For stronger retention, build your vocabulary through context. Read quality sources like The Economist or The New York Times, and actively look for the words you’re studying. Work out their meaning from the passage itself.
This method is slower, but the payoff is far better—you remember not just the definition, but also the nuance, tone, and natural pairings of the word, which directly boosts performance in GRE text completion and sentence equivalence questions.
Six-months timeline
Finally, if you have a longer six-month runway and aim for only 5–10 words per day, you can go deep.

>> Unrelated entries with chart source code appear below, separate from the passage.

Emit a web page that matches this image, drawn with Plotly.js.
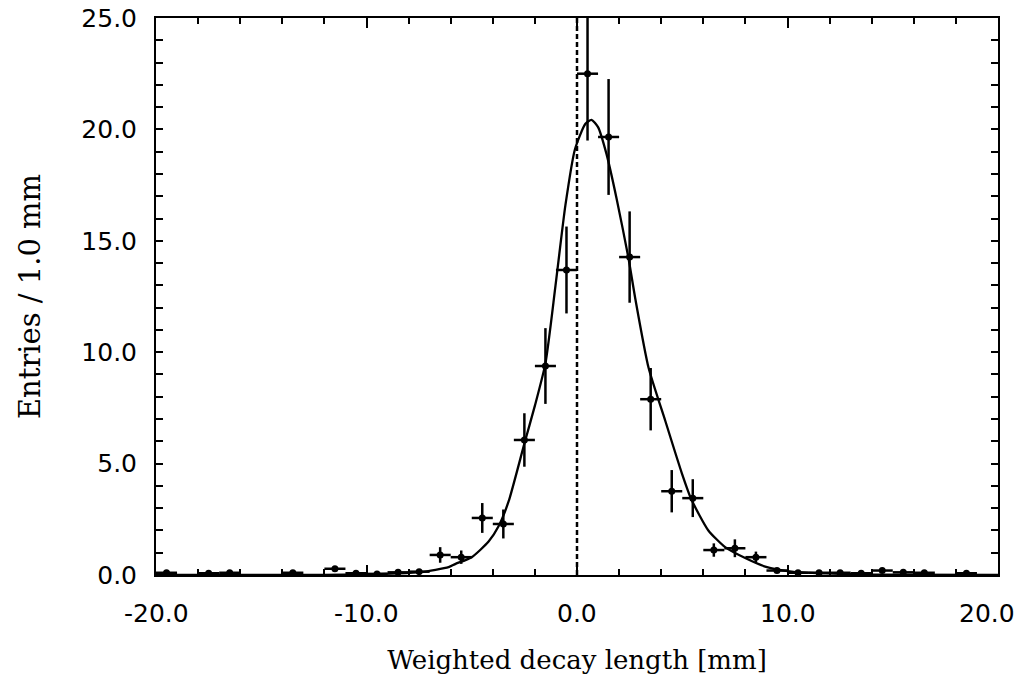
<!DOCTYPE html>
<html>
<head>
<meta charset="utf-8">
<script src="https://cdn.plot.ly/plotly-3.0.1.min.js"></script>
<style>html,body{margin:0;padding:0;background:#fff;}#chart{width:1019px;height:679px;}</style>
</head>
<body>
<div id="chart"></div>
<script>
// Bin centres [mm] and entries per 1.0 mm
const binCenters = [-19.5, -17.5, -16.5, -13.5, -11.5, -10.5, -9.5, -8.5, -7.5, -6.5, -5.5, -4.5, -3.5, -2.5, -1.5, -0.5, 0.5, 1.5, 2.5, 3.5, 4.5, 5.5, 6.5, 7.5, 8.5, 9.5, 10.5, 11.5, 12.5, 13.5, 14.5, 15.5, 16.5, 18.5];
const entries    = [0.10, 0.08, 0.10, 0.10, 0.28, 0.08, 0.05, 0.12, 0.15, 0.90, 0.80, 2.56, 2.29, 6.06, 9.38, 13.69, 22.50, 19.66, 14.27, 7.89, 3.76, 3.45, 1.12, 1.20, 0.80, 0.20, 0.10, 0.10, 0.10, 0.08, 0.20, 0.12, 0.10, 0.08];
const entryErrors = [0.05, 0.05, 0.05, 0.05, 0.12, 0.05, 0.04, 0.06, 0.06, 0.35, 0.30, 0.67, 0.65, 1.20, 1.70, 1.95, 3.00, 2.60, 2.05, 1.40, 0.95, 0.85, 0.30, 0.40, 0.25, 0.10, 0.05, 0.05, 0.05, 0.05, 0.08, 0.06, 0.05, 0.04];
const binHalfWidth = binCenters.map(() => 0.5);

// Fitted curve, points
const fitX = [-20, -12, -10, -8.5, -7.4, -6.1, -5.77, -5.0, -4.2, -3.72, -3.25, -2.5, -2.0, -1.5, -1.02, -0.55, -0.1, 0.4, 0.69, 1.0, 1.4, 1.88, 2.44, 2.77, 3.4, 4.2, 4.97, 5.43, 6.24, 7.04, 7.99, 8.94, 10.2, 11.8, 14, 20];
const fitY = [0.0, 0.01, 0.03, 0.07, 0.13, 0.35, 0.5, 0.8, 1.5, 2.2, 3.3, 5.9, 7.6, 9.5, 13.0, 16.6, 19.1, 20.25, 20.43, 20.1, 18.9, 16.9, 14.25, 12.4, 9.3, 6.9, 4.6, 3.4, 2.0, 1.25, 0.76, 0.38, 0.15, 0.07, 0.02, 0.0];

// Reference line at zero
const zeroLineX = [0, 0];
const zeroLineY = [0, 25];

// Tick labels
const xTickVals = [-20, -10, 0, 10, 20];
const xTickText = ['-20.0', '-10.0', '0.0', '10.0', '20.0'];
const yTickVals = [0, 5, 10, 15, 20, 25];
const yTickText = ['0.0', '5.0', '10.0', '15.0', '20.0', '25.0'];

const traces = [
  {x: zeroLineX, y: zeroLineY, mode: 'lines', line: {color: '#000', width: 2.5, dash: '5px,3px'}, hoverinfo: 'skip', showlegend: false},
  {x: fitX, y: fitY, mode: 'lines', line: {color: '#000', width: 2.3, shape: 'spline', smoothing: 0.6}, showlegend: false},
  {x: binCenters, y: entries, mode: 'markers', marker: {color: '#000', size: 7},
   error_y: {type: 'data', array: entryErrors, color: '#000', thickness: 2.5, width: 0},
   error_x: {type: 'data', array: binHalfWidth, color: '#000', thickness: 2.5, width: 0},
   showlegend: false, cliponaxis: true}
];

const tickFont = {family: 'DejaVu Sans, sans-serif', size: 25, color: '#000'};

// x tick labels as text annotations on the axis values (last one kept inside the page)
const xLabelAnnotations = xTickVals.map((v, i) => ({
  x: v, xref: 'x', y: 0, yref: 'paper', yanchor: 'top', yshift: -22,
  xanchor: 'center', xshift: (i === xTickVals.length - 1) ? -11 : 0,
  text: xTickText[i], showarrow: false, font: tickFont
}));

const layout = {
  width: 1019, height: 679,
  margin: {l: 156, r: 21, t: 18, b: 104},
  paper_bgcolor: '#fff', plot_bgcolor: '#fff',
  xaxis: {
    range: [-20, 20], tickvals: xTickVals, showticklabels: false,
    ticks: 'inside', ticklen: 10, tickwidth: 2, tickcolor: '#000',
    minor: {dtick: 2, tick0: 0, ticks: 'inside', ticklen: 6, tickwidth: 2, tickcolor: '#000'},
    showline: true, linecolor: '#000', linewidth: 2, mirror: 'ticks',
    showgrid: false, zeroline: false,
    title: {text: 'Weighted decay length [mm]', font: {family: 'DejaVu Serif, serif', size: 26, color: '#000'}, standoff: 75}
  },
  yaxis: {
    range: [0, 25], tickvals: yTickVals, ticktext: yTickText,
    ticks: 'inside', ticklen: 7, tickwidth: 2, tickcolor: '#000',
    minor: {dtick: 1, tick0: 0, ticks: 'inside', ticklen: 7, tickwidth: 2, tickcolor: '#000'},
    showline: true, linecolor: '#000', linewidth: 2, mirror: 'ticks',
    showgrid: false, zeroline: false, tickfont: tickFont, ticklabelstandoff: 12,
    title: {text: 'Entries / 1.0 mm', font: {family: 'DejaVu Serif, serif', size: 29, color: '#000'}, standoff: 32}
  },
  annotations: xLabelAnnotations
};

Plotly.newPlot('chart', traces, layout, {displayModeBar: false, staticPlot: true});
</script>
</body>
</html>
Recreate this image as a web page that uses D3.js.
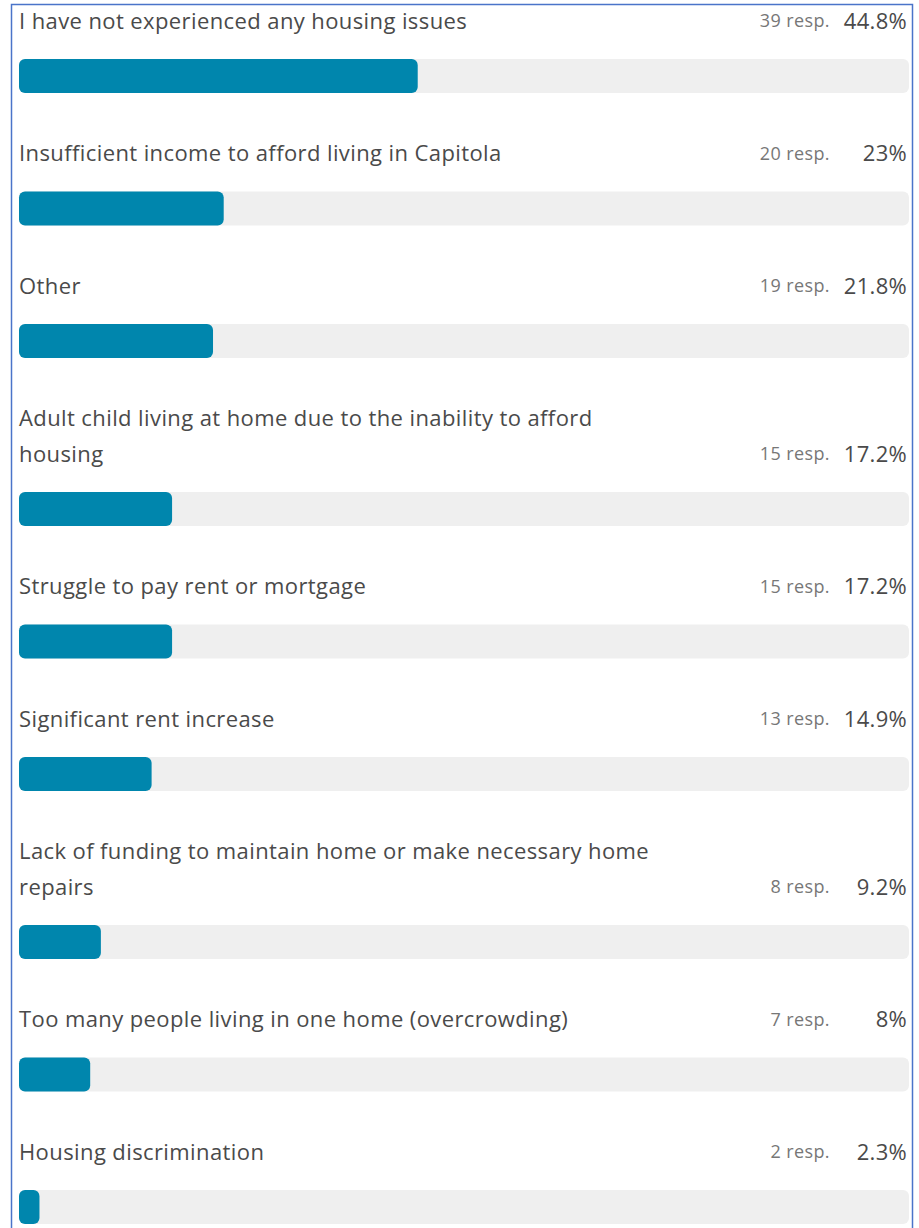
<!DOCTYPE html>
<html>
<head>
<meta charset="utf-8">
<script src="https://cdn.jsdelivr.net/npm/d3@7"></script>
<style>
  body { margin:0; background:#fff; }
  svg { display:block; }
</style>
</head>
<body>
<div id="chart"></div>
<script>
var labels = [
  "I have not experienced any housing issues",
  "Insufficient income to afford living in Capitola",
  "Other",
  "Adult child living at home due to the inability to afford housing",
  "Struggle to pay rent or mortgage",
  "Significant rent increase",
  "Lack of funding to maintain home or make necessary home repairs",
  "Too many people living in one home (overcrowding)",
  "Housing discrimination"
];
var responses = [39, 20, 19, 15, 15, 13, 8, 7, 2];
var percents = [44.8, 23, 21.8, 17.2, 17.2, 14.9, 9.2, 8, 2.3];

var W = 919, H = 1228;
var fontFam = "'Open Sans', 'Noto Sans', sans-serif";
var barH = 34;
var lineH = 35.5;
var wrapW = 650;

var svg = d3.select("#chart").append("svg")
    .attr("width", W)
    .attr("height", H);

// frame
svg.append("path")
    .attr("d", "M11.5," + H + " L11.5,4.5 L912.5,4.5 L912.5," + H)
    .attr("fill", "none")
    .attr("stroke", "#4a74c9")
    .attr("stroke-width", 1.5);

var x = d3.scaleLinear().domain([0, 100]).range([19, 909]);

function lbl(sel) {
  return sel.attr("font-family", fontFam)
    .attr("font-size", "22px")
    .attr("letter-spacing", "0.4px")
    .attr("fill", "#4a4a4a");
}

var y0 = 21; // first label line centre
labels.forEach(function(lab, i) {
  var g = svg.append("g");
  // wrap the label
  var words = lab.split(" ");
  var lines = [];
  var cur = "";
  var probe = lbl(svg.append("text"));
  words.forEach(function(w) {
    var t = cur ? cur + " " + w : w;
    probe.text(t);
    if (probe.node().getComputedTextLength() > wrapW && cur) {
      lines.push(cur);
      cur = w;
    } else {
      cur = t;
    }
  });
  lines.push(cur);
  probe.remove();

  lines.forEach(function(ln, k) {
    lbl(g.append("text"))
      .attr("x", 19)
      .attr("y", y0 + k * lineH)
      .attr("dy", "0.35em")
      .text(ln);
  });
  var lastY = y0 + (lines.length - 1) * lineH;

  g.append("text")
    .attr("x", 830)
    .attr("y", lastY)
    .attr("dy", "0.35em")
    .attr("text-anchor", "end")
    .attr("font-family", fontFam)
    .attr("font-size", "18px")
    .attr("letter-spacing", "0.4px")
    .attr("fill", "#777")
    .text(responses[i] + " resp.");

  g.append("text")
    .attr("x", 907)
    .attr("y", lastY)
    .attr("dy", "0.35em")
    .attr("text-anchor", "end")
    .attr("font-family", fontFam)
    .attr("font-size", "22px")
    .attr("letter-spacing", "0.3px")
    .attr("fill", "#4a4a4a")
    .text(percents[i] + "%");

  var by = lastY + 38;
  g.append("rect")
    .attr("x", x(0))
    .attr("y", by)
    .attr("width", x(100) - x(0))
    .attr("height", barH)
    .attr("rx", 6)
    .attr("fill", "#efefef");
  g.append("rect")
    .attr("x", x(0))
    .attr("y", by)
    .attr("width", x(percents[i]) - x(0))
    .attr("height", barH)
    .attr("rx", 6)
    .attr("fill", "#0086ad");

  y0 = by + barH + 60.5;
});
</script>
</body>
</html>
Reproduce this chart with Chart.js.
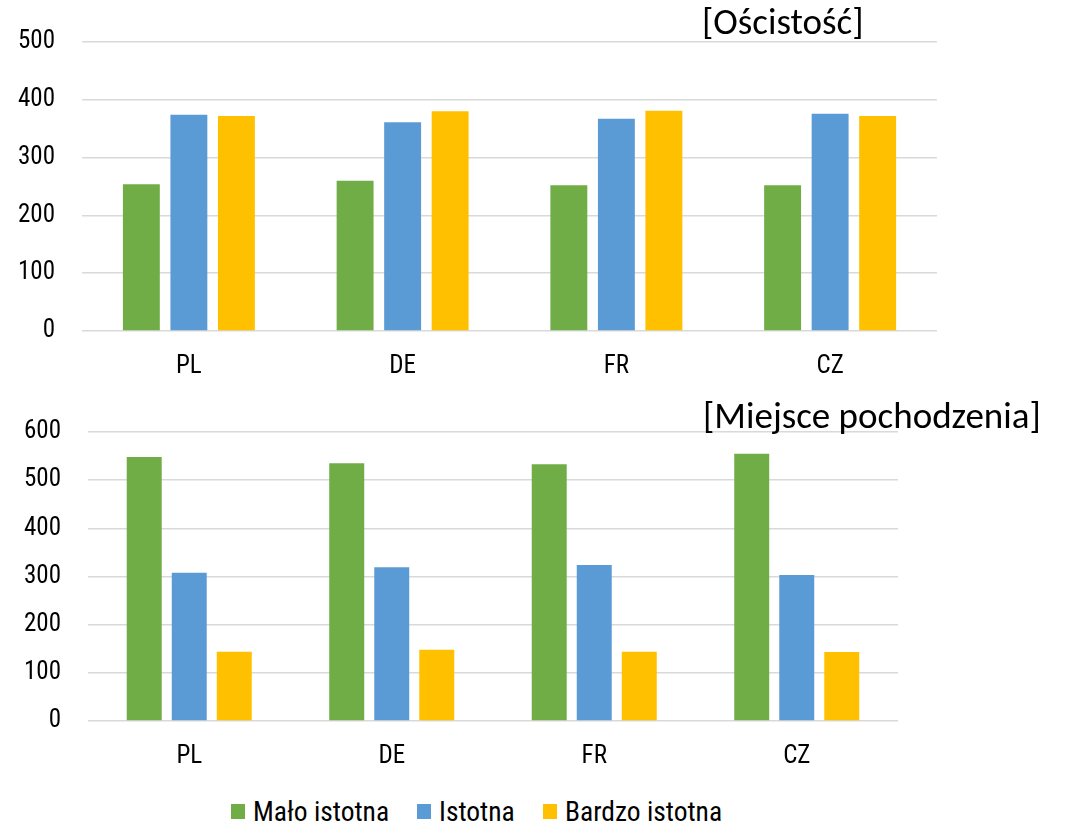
<!DOCTYPE html>
<html>
<head>
<meta charset="utf-8">
<script src="https://cdn.jsdelivr.net/npm/chart.js@4.4.0/dist/chart.umd.min.js"></script>
<style>
    body { margin: 0; background: #fff; }
    .page { position: relative; width: 1066px; height: 827px; overflow: hidden; }
    .box { position: absolute; left: 0; }
    .title { position: absolute; font-family: Carlito, 'Liberation Sans', sans-serif; font-size: 37px; line-height: 37px; color: #000; white-space: nowrap; }
    .legend { position: absolute; left: 0; top: 796px; width: 1066px; height: 31px; font-family: 'Liberation Sans Narrow', 'Roboto Condensed', Roboto, sans-serif; font-size: 27.5px; color: #000; }
    .legend span.sq { display: inline-block; width: 14px; height: 15px; margin-right: 8px; }
    .legend span.item { position: absolute; top: 0; display: flex; align-items: center; white-space: nowrap; height: 31px; }
</style>
</head>
<body>
<div class="page">
    <div class="box" style="top:0"><canvas id="chart-top" width="1066" height="390"></canvas></div>
    <div class="box" style="top:390px"><canvas id="chart-bottom" width="1066" height="390"></canvas></div>
    <div class="title" style="left:702px; top:3px">[Ościstość]</div>
    <div class="title" style="left:703px; top:397px">[Miejsce pochodzenia]</div>
    <div class="legend"></div>
</div>
<script>
const countries = ['PL', 'DE', 'FR', 'CZ'];
const seriesNames = ['Mało istotna', 'Istotna', 'Bardzo istotna'];
const seriesColors = ['#70AD47', '#5B9BD5', '#FFC000'];

// Ościstość
const boneMalo = [254, 260, 252, 252];
const boneIstotna = [374, 361, 367, 376];
const boneBardzo = [372, 380, 381, 372];

// Miejsce pochodzenia
const originMalo = [548, 535, 533, 555];
const originIstotna = [308, 319, 324, 303];
const originBardzo = [144, 148, 144, 143];

const tickFont = { family: "'Liberation Sans Narrow', 'Roboto Condensed', Roboto, sans-serif", size: 25 };
const legendLeft = [231, 417, 543];

function makeDatasets(values) {
    const sets = [];
    for (let i = 0; i < values.length; i++) {
        sets.push({
            label: seriesNames[i],
            data: values[i],
            backgroundColor: seriesColors[i],
            borderWidth: 0,
            categoryPercentage: 0.667,
            barPercentage: 0.777
        });
    }
    return sets;
}

function createChart(canvasId, values, yMax, left, right) {
    return new Chart(document.getElementById(canvasId), {
        type: 'bar',
        data: { labels: countries, datasets: makeDatasets(values) },
        options: {
            responsive: false,
            animation: false,
            devicePixelRatio: 1,
            layout: { padding: { left: 0, right: 1066 - right, top: 40, bottom: 0 } },
            plugins: { legend: { display: false }, tooltip: { enabled: false } },
            scales: {
                x: {
                    grid: { display: false, drawTicks: false },
                    border: { display: false },
                    ticks: { font: tickFont, color: '#000', padding: 21 },
                    afterFit: function (scale) { scale.height = 59; }
                },
                y: {
                    min: 0,
                    max: yMax,
                    ticks: { stepSize: 100, font: tickFont, color: '#000', padding: 27 },
                    grid: { color: '#D9D9D9', lineWidth: 1.5, drawTicks: false },
                    border: { display: false },
                    afterFit: function (scale) { scale.width = left; }
                }
            }
        }
    });
}

createChart('chart-top', [boneMalo, boneIstotna, boneBardzo], 500, 82, 937);
createChart('chart-bottom', [originMalo, originIstotna, originBardzo], 600, 88, 898);

// legenda
const legendElement = document.querySelector('.legend');
for (let i = 0; i < seriesNames.length; i++) {
    legendElement.innerHTML += `<span class="item" style="left:${legendLeft[i]}px"><span class="sq" style="background:${seriesColors[i]}"></span>${seriesNames[i]}</span>`;
}
</script>
</body>
</html>
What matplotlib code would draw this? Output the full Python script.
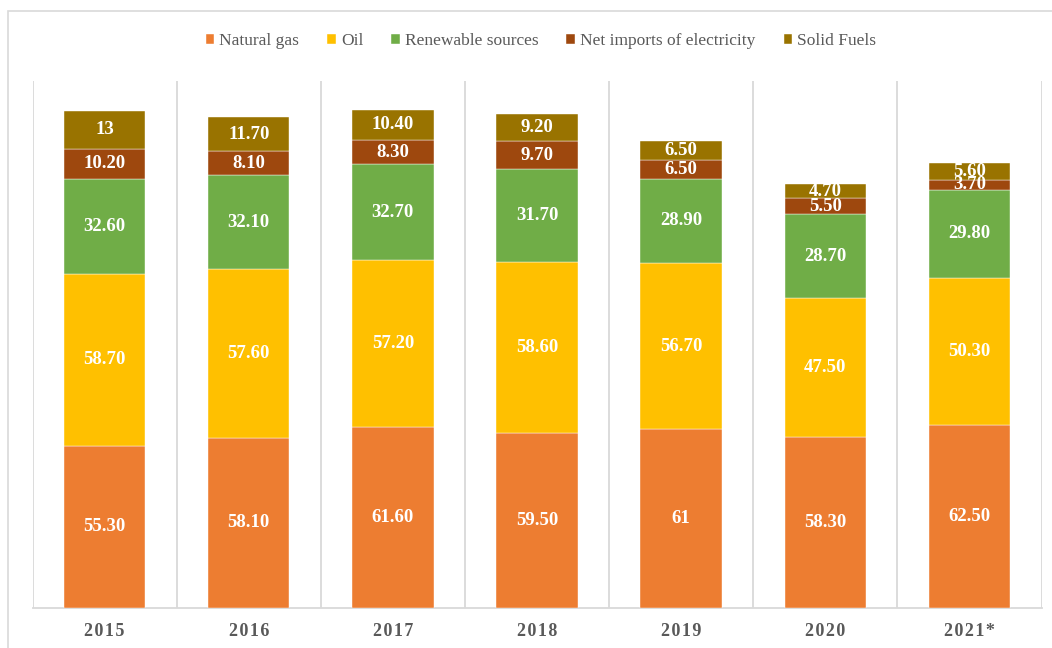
import matplotlib
matplotlib.use("Agg")
from matplotlib import pyplot as plt
from matplotlib.patches import Rectangle
import numpy as np

years = ["2015", "2016", "2017", "2018", "2019", "2020", "2021*"]
natural_gas = [55.3, 58.1, 61.6, 59.5, 61, 58.3, 62.5]
oil = [58.7, 57.6, 57.2, 58.6, 56.7, 47.5, 50.3]
renewable = [32.6, 32.1, 32.7, 31.7, 28.9, 28.7, 29.8]
net_imports = [10.2, 8.1, 8.3, 9.7, 6.5, 5.5, 3.7]
solid_fuels = [13, 11.7, 10.4, 9.2, 6.5, 4.7, 5.6]

series = [
    ("Natural gas", natural_gas, "#ED7D31"),
    ("Oil", oil, "#FFC000"),
    ("Renewable sources", renewable, "#70AD47"),
    ("Net imports of electricity", net_imports, "#9E480E"),
    ("Solid Fuels", solid_fuels, "#997300"),
]
FONT = ["Liberation Serif", "DejaVu Serif"]


def fmt(v):
    return f"{v:g}" if float(v).is_integer() else f"{v:.2f}"


fig = plt.figure(figsize=(10.52, 6.48), dpi=100)
fig.patches.append(Rectangle((8 / 1052, -0.1), 1.1, 1.1 - 11 / 648,
                             transform=fig.transFigure, fill=False,
                             edgecolor="#d9d9d9", linewidth=1.2))
ax = fig.add_axes([32.5 / 1052, 40.5 / 648, 1009 / 1052, 526.5 / 648])

x = np.arange(len(years))
bottom = np.zeros(len(years))
for name, vals, color in series:
    ax.bar(x, vals, width=0.565, bottom=bottom, color=color, label=name,
           edgecolor="white", linewidth=0.3, zorder=3)
    for xi, b, v in zip(x, bottom, vals):
        ax.text(xi, b + v / 2, fmt(v), ha="center", va="center", color="white",
                fontsize=13.5, fontweight="bold", family=FONT, zorder=4)
    bottom += np.array(vals)

ax.set_xlim(-0.5, len(years) - 0.5)
ax.set_ylim(0, 180)
ax.set_yticks([])
ax.set_xticks(x)
# letter-spaced year labels
ax.set_xticklabels(["\u200a".join(y) for y in years], fontsize=13,
                   fontweight="bold", color="#595959", family=FONT)
ax.tick_params(axis="x", length=0, pad=11)
ax.set_xticks(np.arange(-0.5, len(years)), minor=True)
ax.tick_params(axis="x", which="minor", length=0)
ax.grid(axis="x", which="minor", color="#d9d9d9", linewidth=1.3, zorder=0)
for s in ["top", "left", "right"]:
    ax.spines[s].set_visible(False)
ax.spines["bottom"].set_color("#d9d9d9")
ax.spines["bottom"].set_linewidth(1.3)

fig.legend(loc="center", bbox_to_anchor=(541 / 1052, 1 - 41 / 648), ncol=5,
           frameon=False, handlelength=0.5, handleheight=0.5, handletextpad=0.3,
           columnspacing=1.6, prop={"family": FONT, "size": 12.5},
           labelcolor="#595959")

plt.savefig("out.png", dpi=100)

Create your own example sentences, keep a small journal of new words, and read editorials or essays daily to meet words naturally.
With 20–30 minutes of relaxed study each day, you’ll retain almost everything, and your vocabulary will feel natural rather than forced. This approach is slower, but it builds knowledge that lasts well beyond the exam.
Daily Memorization vs. Retention
It’s tempting to think in terms of “new words per day,” but learning without review is a trap. If you pick up 15 fresh words today and never revisit them, half will be gone by next week. A realistic routine means pairing new intake with revision.
For instance, if you set 15 new words daily, also cycle through 10–15 older ones. This doubles the study load, but it’s the only way to make sure words stick.
Without proper review, your daily progress becomes meaningless.
Realistic Daily Ranges for Beginners
Most beginners start out aiming way too high. Learning 5-10 words a day might feel slow, but it’s steady and safe if you’ve got months to prepare.
The sweet spot for most students is 10–15 words a day—manageable within two to three months, with enough room for review so the words actually stick. Trying to push beyond 30 words a day is usually a desperate one-month strategy, and even then, half the words slip away before test day.
What really matters isn’t how fast you start, but how long you can keep going. Consistently adding 10–15 words every single day beats cramming in big bursts and then burning out.

Keep in mind that the turtle, with daily progress, always outruns the rabbit who sprints, stops, and forgets.
Takeaway
There isn’t a universal “magic number” of words to memorize each day. It depends on your total prep time, your retention rate, and your study discipline.
Still, a practical range for beginners is 10–15 new words per day, paired with regular revision. Push higher only if deadlines force you to.
The important part is not cramming more words, but showing up daily and letting the numbers add up. Even steady, modest effort will cover the required 700–1000 words in time for test day.